- [REQUIREMENT]: Copy out each line of the data holding "React".
----------
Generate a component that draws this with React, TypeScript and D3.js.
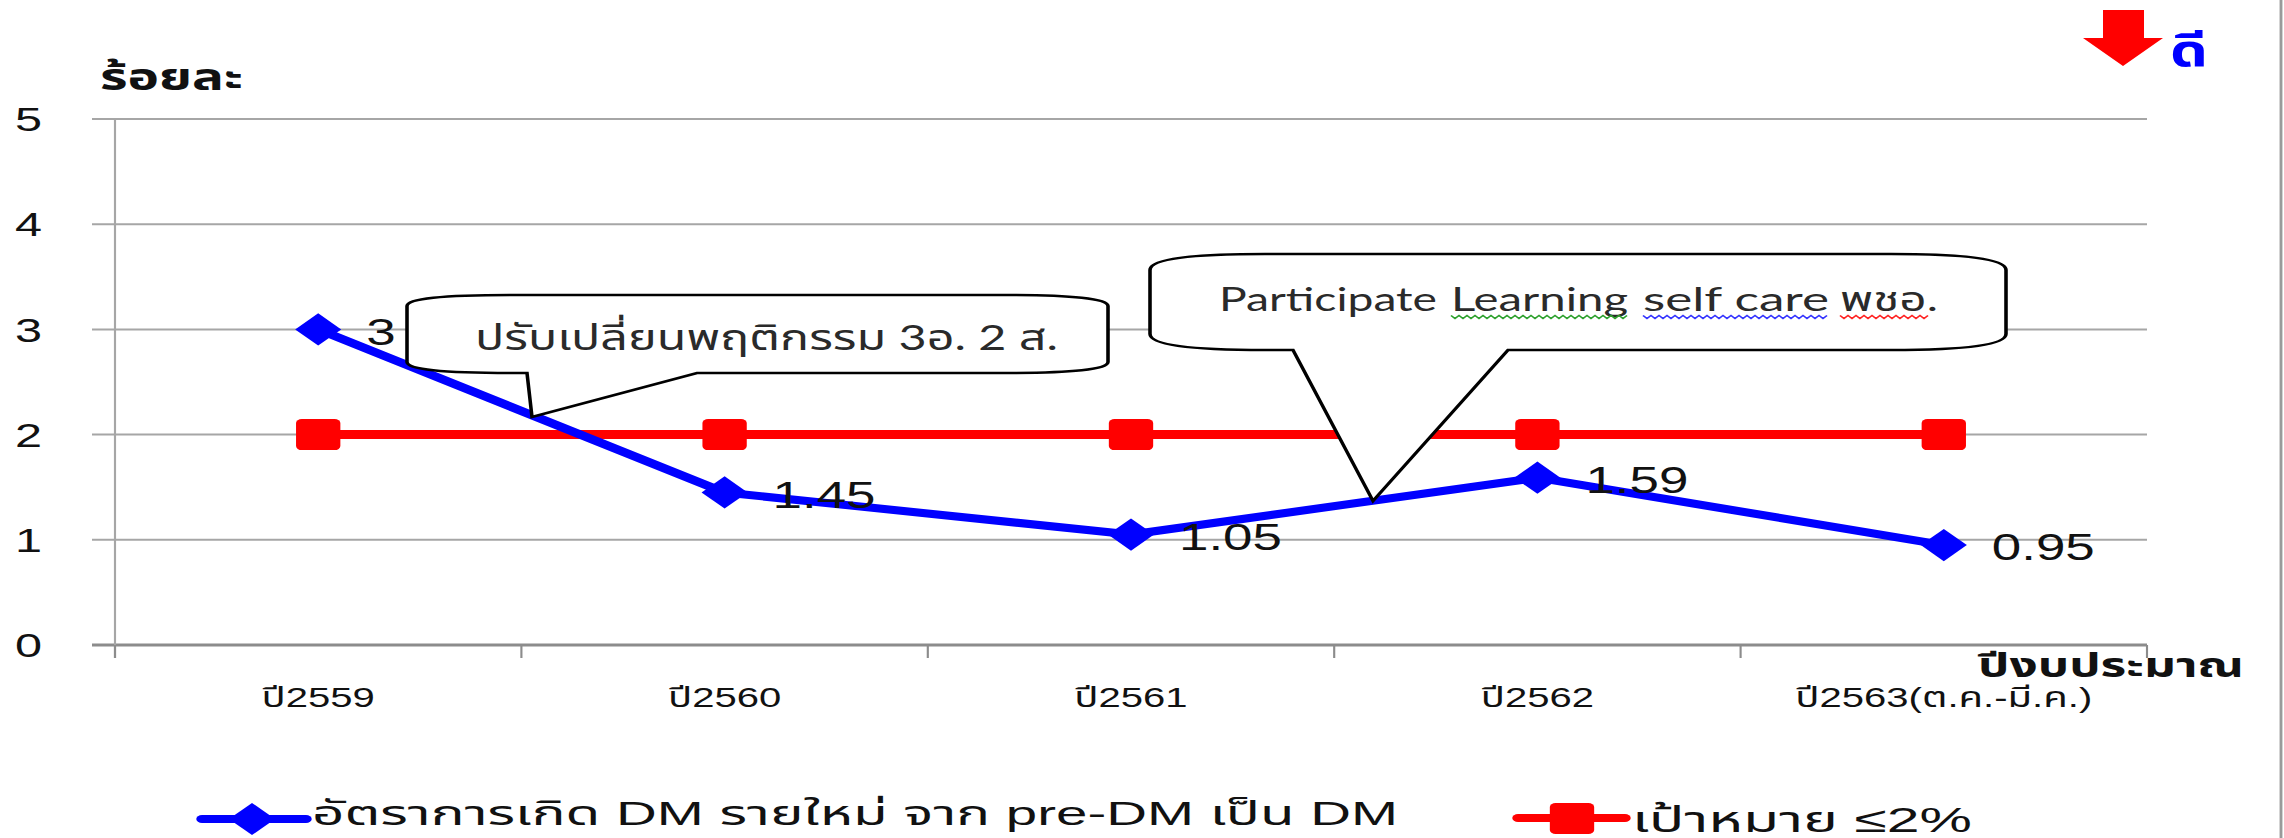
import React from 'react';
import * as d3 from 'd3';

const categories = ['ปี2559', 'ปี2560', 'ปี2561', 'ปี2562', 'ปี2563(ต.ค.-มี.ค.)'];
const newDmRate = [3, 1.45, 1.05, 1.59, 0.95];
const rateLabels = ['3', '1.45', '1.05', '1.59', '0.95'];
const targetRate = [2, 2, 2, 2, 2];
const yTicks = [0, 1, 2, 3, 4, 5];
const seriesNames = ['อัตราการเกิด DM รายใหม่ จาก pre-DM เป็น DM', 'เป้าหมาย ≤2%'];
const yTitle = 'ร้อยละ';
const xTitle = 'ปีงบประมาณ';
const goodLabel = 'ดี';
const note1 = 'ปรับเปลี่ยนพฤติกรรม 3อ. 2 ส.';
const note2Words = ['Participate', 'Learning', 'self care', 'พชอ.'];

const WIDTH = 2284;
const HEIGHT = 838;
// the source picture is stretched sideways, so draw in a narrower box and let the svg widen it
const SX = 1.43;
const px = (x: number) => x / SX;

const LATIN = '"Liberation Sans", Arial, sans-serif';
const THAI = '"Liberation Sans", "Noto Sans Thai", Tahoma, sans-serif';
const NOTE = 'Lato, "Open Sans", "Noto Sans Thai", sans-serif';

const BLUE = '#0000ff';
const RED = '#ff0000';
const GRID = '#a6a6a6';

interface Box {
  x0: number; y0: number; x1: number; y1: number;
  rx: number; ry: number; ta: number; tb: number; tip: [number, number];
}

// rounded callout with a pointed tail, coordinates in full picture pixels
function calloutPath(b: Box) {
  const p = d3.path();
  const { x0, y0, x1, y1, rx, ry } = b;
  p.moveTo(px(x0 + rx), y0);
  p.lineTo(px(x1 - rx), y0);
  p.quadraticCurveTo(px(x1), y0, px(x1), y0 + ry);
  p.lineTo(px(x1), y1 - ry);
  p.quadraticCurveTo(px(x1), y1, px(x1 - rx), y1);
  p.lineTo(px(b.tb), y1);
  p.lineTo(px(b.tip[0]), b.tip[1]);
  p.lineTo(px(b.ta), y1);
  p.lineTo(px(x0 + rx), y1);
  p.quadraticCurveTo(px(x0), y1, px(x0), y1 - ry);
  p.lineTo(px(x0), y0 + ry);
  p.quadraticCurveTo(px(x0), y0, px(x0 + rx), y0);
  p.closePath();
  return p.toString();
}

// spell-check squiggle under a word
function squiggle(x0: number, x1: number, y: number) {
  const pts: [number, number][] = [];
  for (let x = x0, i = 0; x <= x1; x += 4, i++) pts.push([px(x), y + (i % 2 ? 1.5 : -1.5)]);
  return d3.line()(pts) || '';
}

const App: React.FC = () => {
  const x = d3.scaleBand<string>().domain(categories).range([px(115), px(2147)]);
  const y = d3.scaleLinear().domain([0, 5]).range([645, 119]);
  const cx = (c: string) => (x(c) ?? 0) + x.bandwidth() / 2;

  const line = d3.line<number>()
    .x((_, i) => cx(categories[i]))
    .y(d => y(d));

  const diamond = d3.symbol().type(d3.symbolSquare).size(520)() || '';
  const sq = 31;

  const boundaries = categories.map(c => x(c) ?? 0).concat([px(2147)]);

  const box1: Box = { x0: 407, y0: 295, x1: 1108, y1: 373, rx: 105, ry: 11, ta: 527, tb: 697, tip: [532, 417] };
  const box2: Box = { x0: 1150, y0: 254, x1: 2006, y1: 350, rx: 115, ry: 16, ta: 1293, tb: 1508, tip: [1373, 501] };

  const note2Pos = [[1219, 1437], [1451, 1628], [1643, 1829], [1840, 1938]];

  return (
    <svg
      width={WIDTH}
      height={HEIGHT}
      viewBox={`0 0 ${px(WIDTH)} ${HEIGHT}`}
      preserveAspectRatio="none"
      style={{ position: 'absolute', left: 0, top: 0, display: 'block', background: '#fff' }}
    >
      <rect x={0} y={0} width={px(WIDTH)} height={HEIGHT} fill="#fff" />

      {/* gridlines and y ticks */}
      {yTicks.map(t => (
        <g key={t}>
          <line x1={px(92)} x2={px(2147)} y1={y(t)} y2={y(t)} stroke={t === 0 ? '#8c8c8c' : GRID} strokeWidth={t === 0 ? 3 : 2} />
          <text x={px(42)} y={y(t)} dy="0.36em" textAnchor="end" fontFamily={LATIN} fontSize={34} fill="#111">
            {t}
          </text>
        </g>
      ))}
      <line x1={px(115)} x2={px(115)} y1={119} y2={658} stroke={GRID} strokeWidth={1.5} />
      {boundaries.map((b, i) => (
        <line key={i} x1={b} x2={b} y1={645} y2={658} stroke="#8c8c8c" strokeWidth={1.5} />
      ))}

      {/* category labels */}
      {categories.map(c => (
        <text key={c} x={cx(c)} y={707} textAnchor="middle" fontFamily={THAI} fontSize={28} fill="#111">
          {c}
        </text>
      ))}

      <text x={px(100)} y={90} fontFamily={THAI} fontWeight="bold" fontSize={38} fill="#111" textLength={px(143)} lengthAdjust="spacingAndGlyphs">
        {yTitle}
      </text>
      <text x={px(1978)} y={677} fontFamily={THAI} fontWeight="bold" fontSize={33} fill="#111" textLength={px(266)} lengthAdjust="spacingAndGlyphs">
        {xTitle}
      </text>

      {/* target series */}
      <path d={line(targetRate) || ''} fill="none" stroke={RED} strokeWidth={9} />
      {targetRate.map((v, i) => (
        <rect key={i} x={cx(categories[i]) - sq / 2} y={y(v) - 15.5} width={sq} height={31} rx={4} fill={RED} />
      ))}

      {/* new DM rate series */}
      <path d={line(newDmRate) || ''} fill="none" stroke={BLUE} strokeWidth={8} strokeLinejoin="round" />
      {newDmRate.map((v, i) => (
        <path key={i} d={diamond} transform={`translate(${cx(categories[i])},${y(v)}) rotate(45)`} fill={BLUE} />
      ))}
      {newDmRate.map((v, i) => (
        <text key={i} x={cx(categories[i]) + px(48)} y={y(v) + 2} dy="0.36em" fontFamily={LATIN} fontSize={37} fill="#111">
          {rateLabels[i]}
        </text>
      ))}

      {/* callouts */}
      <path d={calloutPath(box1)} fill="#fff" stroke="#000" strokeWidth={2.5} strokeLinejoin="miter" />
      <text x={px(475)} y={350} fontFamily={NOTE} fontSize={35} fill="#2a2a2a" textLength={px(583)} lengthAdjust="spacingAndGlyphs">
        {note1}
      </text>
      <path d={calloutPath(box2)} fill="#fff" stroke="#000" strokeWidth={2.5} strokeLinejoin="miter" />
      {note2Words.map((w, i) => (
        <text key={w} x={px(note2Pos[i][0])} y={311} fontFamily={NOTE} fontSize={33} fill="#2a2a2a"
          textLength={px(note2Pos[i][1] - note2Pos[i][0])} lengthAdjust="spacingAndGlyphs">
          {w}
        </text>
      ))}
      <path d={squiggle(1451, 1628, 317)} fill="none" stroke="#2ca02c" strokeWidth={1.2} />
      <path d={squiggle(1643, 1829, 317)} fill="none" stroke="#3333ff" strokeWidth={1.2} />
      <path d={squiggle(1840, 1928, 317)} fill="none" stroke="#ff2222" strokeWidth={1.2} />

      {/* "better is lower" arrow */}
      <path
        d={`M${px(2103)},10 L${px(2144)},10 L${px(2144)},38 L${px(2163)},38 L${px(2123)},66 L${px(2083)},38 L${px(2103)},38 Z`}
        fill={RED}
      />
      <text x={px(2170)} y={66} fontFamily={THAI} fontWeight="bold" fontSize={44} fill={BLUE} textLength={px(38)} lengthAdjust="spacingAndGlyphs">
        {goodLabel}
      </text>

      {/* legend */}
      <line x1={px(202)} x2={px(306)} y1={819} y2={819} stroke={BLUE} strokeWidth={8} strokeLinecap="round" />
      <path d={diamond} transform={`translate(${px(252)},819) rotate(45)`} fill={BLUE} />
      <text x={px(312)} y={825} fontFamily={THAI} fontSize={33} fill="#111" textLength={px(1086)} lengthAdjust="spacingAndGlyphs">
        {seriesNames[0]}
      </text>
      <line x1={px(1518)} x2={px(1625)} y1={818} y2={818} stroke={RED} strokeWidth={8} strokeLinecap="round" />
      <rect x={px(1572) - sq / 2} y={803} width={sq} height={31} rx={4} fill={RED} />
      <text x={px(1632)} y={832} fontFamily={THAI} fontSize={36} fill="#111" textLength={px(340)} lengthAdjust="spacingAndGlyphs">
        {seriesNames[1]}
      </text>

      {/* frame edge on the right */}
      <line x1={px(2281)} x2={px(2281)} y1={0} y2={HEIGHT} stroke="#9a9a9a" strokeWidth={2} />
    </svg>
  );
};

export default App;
----------
- [WRITTEN REPLY]:
Generate a component that draws this with React, TypeScript and D3.js.
import React from 'react';
const App: React.FC = () => {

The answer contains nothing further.